3. The local storage, indexing and persistence structures are not stable. They need to be re-designed /re-implemented. If Twitter move data to current Cassandra, they should do another move later for a new local storage, indexing and persistence structure.
4. There are many good techniques in Cassandra and other open-sourced projects (such as Hadoop, HBase) etc. But, they are not ready for production. Understand the detail of these techniques and implement them in your projects/products.
Every time I use Twitter, it is malfunctioning in a very noticeable and bizarre new way. I don't care about scale, how difficult it is to be twitter, etc - I would not take their word about any technical matter without a tsp of salt.
Ha ha. Everything I say on this site is down voted recently. As if I fucking care.
Twitter :
- can't find my @ replies. Shows zero. Not correct.
- has been showing 2-5 copies of each message in my own history for the past week
- gave me 30 error screens in a row, then an hour later on their status blog "we've noticed elevated rates of errors". Like a constant stream of errors is normal for them, but elevated rates - time to do something!
- can't get their widgets/external code straight, redirects people to twitter.com/undefined and twitter.com/null
Etc, etc. Give me a break. Twitter is hopeless, and has always been hopeless in the tech department.
Interesting to see that they use two different db systems. I'm a bit worried about this. I believe it is just postponing an important decision. In the future they will have to choose for one db system. With the growth of Twitter wouldn't it be better to make a decision now and focus all resources on optimizing one system?
Why do they have to choose 1 database system? I never understand this reasoning. Pick the best tool for the job!
I for one whole-heartedly agree with their decision. Considering the issues they've had recently with their internal networks, it would be insanity to move the majority of their stack to a new technology.
MySQL scales just fine, provided you are good at partitioning and at least it's a known quantity.
There's no reason a company can't use different tools for different jobs. When I worked at Amazon.com we used many storage and query systems: Oracle, MySQL, S3, BDB (and various simple distributed systems built on BDB), Dynamo, SimpleDB, memcached, etc. etc.
One size doesn't fit all. MySQL and Cassandra are radically different system in both the query model and distribution models. Cassandra and HBase are similar in the data models (the differences are mandated by their respective distribution models), but are radically different in their distribution models. Entirely different systems are suited for entirely different applications.
To my mind, the whole NoSQL thing is primarily about "polyglot persistence" - building systems on more than one storage system. I think large scale apps that use more than one db system are becoming the norm. NoSQL means acknowledging that different storage systems are good for different features.
Meh. Many, many applications have at least two database systems: a caching layer, such as memcached; and a persistance layer, such as PostgreSQL. Twitter's basically just using Cassandra in place of memcached. This doesn't strike mas a dangerous or bizarre architecture.
"Twitter's basically just using Cassandra in place of memcached"
Not sure about that. They also said they are using it for analytics.
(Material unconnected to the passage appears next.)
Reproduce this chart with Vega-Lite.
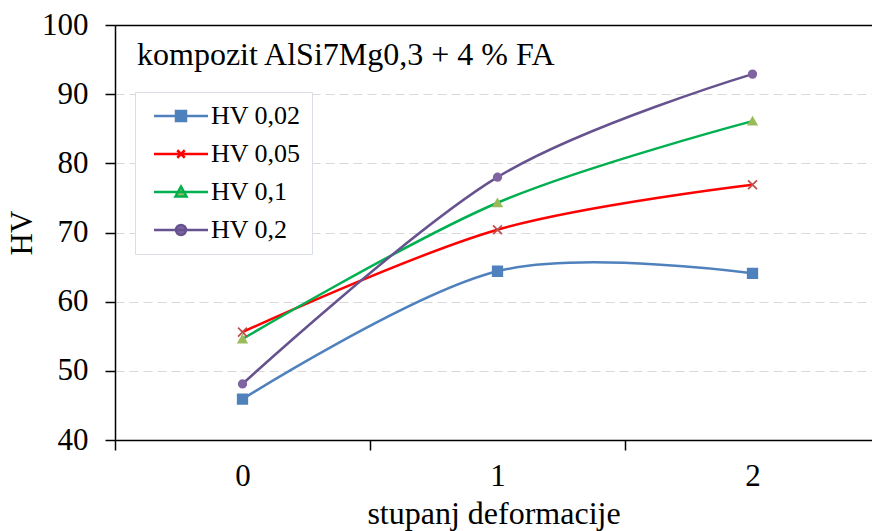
{
  "$schema": "https://vega.github.io/schema/vega-lite/v6.json",
  "width": 757,
  "height": 415,
  "autosize": {"type": "none"},
  "padding": {"left": 115, "top": 25, "right": 0, "bottom": 91},
  "background": "white",
  "config": {
    "view": {"stroke": null},
    "font": "Liberation Serif",
    "axis": {"labelFont": "Liberation Serif", "titleFont": "Liberation Serif"},
    "legend": {"labelFont": "Liberation Serif"}
  },
  "data": {
    "values": [
      {"series": "HV 0,02", "x": 0, "hv": 45.9},
      {"series": "HV 0,02", "x": 1, "hv": 64.4},
      {"series": "HV 0,02", "x": 2, "hv": 64.1},
      {"series": "HV 0,05", "x": 0, "hv": 55.6},
      {"series": "HV 0,05", "x": 1, "hv": 70.4},
      {"series": "HV 0,05", "x": 2, "hv": 76.9},
      {"series": "HV 0,1", "x": 0, "hv": 54.6},
      {"series": "HV 0,1", "x": 1, "hv": 74.3},
      {"series": "HV 0,1", "x": 2, "hv": 86.1},
      {"series": "HV 0,2", "x": 0, "hv": 48.1},
      {"series": "HV 0,2", "x": 1, "hv": 78.0},
      {"series": "HV 0,2", "x": 2, "hv": 92.9}
    ]
  },
  "encoding": {
    "x": {
      "field": "x",
      "type": "quantitative",
      "scale": {"domain": [-0.5, 2.4686], "nice": false, "zero": false},
      "axis": {
        "title": "stupanj deformacije",
        "titleFont": "Liberation Serif",
        "titleFontSize": 32,
        "titleFontWeight": "normal",
        "titleColor": "black",
        "titlePadding": 7,
        "values": [-0.5, 0, 0.5, 1, 1.5, 2],
        "labelExpr": "datum.value % 1 === 0 ? format(datum.value, 'd') : ''",
        "labelFont": "Liberation Serif",
        "labelFontSize": 31,
        "labelColor": "black",
        "labelPadding": 11,
        "labelOverlap": false,
        "labelFlush": false,
        "grid": false,
        "domainColor": "black",
        "domainWidth": 1.5,
        "tickColor": "black",
        "tickWidth": 1.5,
        "tickSize": 10,
        "tickOpacity": {"condition": {"test": "datum.value % 1 === 0", "value": 0}, "value": 1}
      }
    },
    "y": {
      "field": "hv",
      "type": "quantitative",
      "scale": {"domain": [40, 100], "nice": false, "zero": false},
      "axis": {
        "title": "HV",
        "titleFont": "Liberation Serif",
        "titleFontSize": 31,
        "titleFontWeight": "normal",
        "titleColor": "black",
        "titlePadding": 3,
        "values": [40, 50, 60, 70, 80, 90, 100],
        "labelFont": "Liberation Serif",
        "labelFontSize": 31,
        "labelColor": "black",
        "labelPadding": 17,
        "domainColor": "black",
        "domainWidth": 1.5,
        "tickColor": "black",
        "tickWidth": 1.5,
        "tickSize": 10,
        "grid": true,
        "gridColor": {"condition": {"test": "datum.value === 100", "value": "black"}, "value": "#D9D9D9"},
        "gridDash": {"condition": {"test": "datum.value === 100", "value": []}, "value": [9, 5]},
        "gridWidth": {"condition": {"test": "datum.value === 100", "value": 1.5}, "value": 1}
      }
    }
  },
  "layer": [
    {
      "mark": {"type": "line", "interpolate": "cardinal", "strokeWidth": 2.5},
      "encoding": {
        "stroke": {
          "field": "series",
          "type": "nominal",
          "scale": {
            "domain": ["HV 0,02", "HV 0,05", "HV 0,1", "HV 0,2"],
            "range": ["#4F81BD", "#FF0000", "#00B050", "#65528E"]
          },
          "legend": {
            "orient": "none",
            "legendX": 20,
            "legendY": 67,
            "title": null,
            "labelFont": "Liberation Serif",
            "labelFontSize": 26,
            "labelColor": "black",
            "labelOffset": 17,
            "symbolSize": 100,
            "symbolOffset": 22,
            "symbolStrokeWidth": 2.5,
            "rowPadding": 12,
            "padding": 11,
            "strokeColor": "#D9DEE8",
            "fillColor": "white",
            "encode": {
              "symbols": {
                "update": {
                  "shape": {"signal": "['M-5.4,0H5.4M-1,-1H1V1H-1Z','M-5.4,0H5.4M-0.75,-0.75L0.75,0.75M-0.75,0.75L0.75,-0.75','M-5.4,0H5.4M0,-1.1L1.1,0.9H-1.1Z','M-5.4,0H5.4M1,0A1,1,0,1,1,-1,0A1,1,0,1,1,1,0Z'][indexof(['HV 0,02','HV 0,05','HV 0,1','HV 0,2'], datum.value)]"},
                  "fill": {"signal": "['#4F81BD','#C0504D','#9BBB59','#8064A2'][indexof(['HV 0,02','HV 0,05','HV 0,1','HV 0,2'], datum.value)]"},
                  "strokeWidth": {"value": 2.5}
                }
              }
            }
          }
        }
      }
    },
    {
      "mark": {"type": "point", "filled": true, "opacity": 1, "strokeWidth": 1.8},
      "encoding": {
        "shape": {
          "field": "series",
          "type": "nominal",
          "scale": {
            "domain": ["HV 0,02", "HV 0,05", "HV 0,1", "HV 0,2"],
            "range": ["square", "M-1,-1L1,1M-1,1L1,-1", "triangle-up", "circle"]
          },
          "legend": null
        },
        "fill": {
          "field": "series",
          "type": "nominal",
          "scale": {
            "domain": ["HV 0,02", "HV 0,05", "HV 0,1", "HV 0,2"],
            "range": ["#4F81BD", "#C0504D", "#9BBB59", "#8064A2"]
          },
          "legend": null
        },
        "stroke": {
          "field": "series",
          "type": "nominal",
          "scale": {
            "domain": ["HV 0,02", "HV 0,05", "HV 0,1", "HV 0,2"],
            "range": ["#4F81BD", "#C0504D", "#9BBB59", "#8064A2"]
          },
          "legend": null
        },
        "size": {
          "field": "series",
          "type": "nominal",
          "scale": {
            "domain": ["HV 0,02", "HV 0,05", "HV 0,1", "HV 0,2"],
            "range": [90, 56, 110, 110]
          },
          "legend": null
        }
      }
    },
    {
      "data": {"values": [{"label": "kompozit AlSi7Mg0,3 + 4 % FA", "x": -0.5, "hv": 95.7}]},
      "mark": {"type": "text", "align": "left", "baseline": "middle", "dx": 22, "font": "Liberation Serif", "fontSize": 32, "color": "black"},
      "encoding": {
        "text": {"field": "label"}
      }
    }
  ],
  "resolve": {"scale": {"stroke": "independent"}}
}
Actually, since Cassandra is persistent to disks, using it as a memcached doesn't sound right.
For actual data storage they build this layer on top of MYSQL ( and redis, and all other things that need sharding ) : http://github.com/twitter/gizzard
In my experience this was not the case -- after quite a lot of prototyping, we moved away from Cassandra. It scales brilliantly, but its query time has a pretty solid floor that I was unable to shift to speeds approaching what I needed: it never went up, but nor did it go down.
Of course, I am a total noob at distributed systems -- perhaps it's simple to get it to go faster, but Twitter's move away suggests not. (Facebook's use-case is quite different, and in any case they still use an awful lot of MySQL too) The other systems they cite as currently using Cassandra in production are nowhere near the scale of the primary tweet store.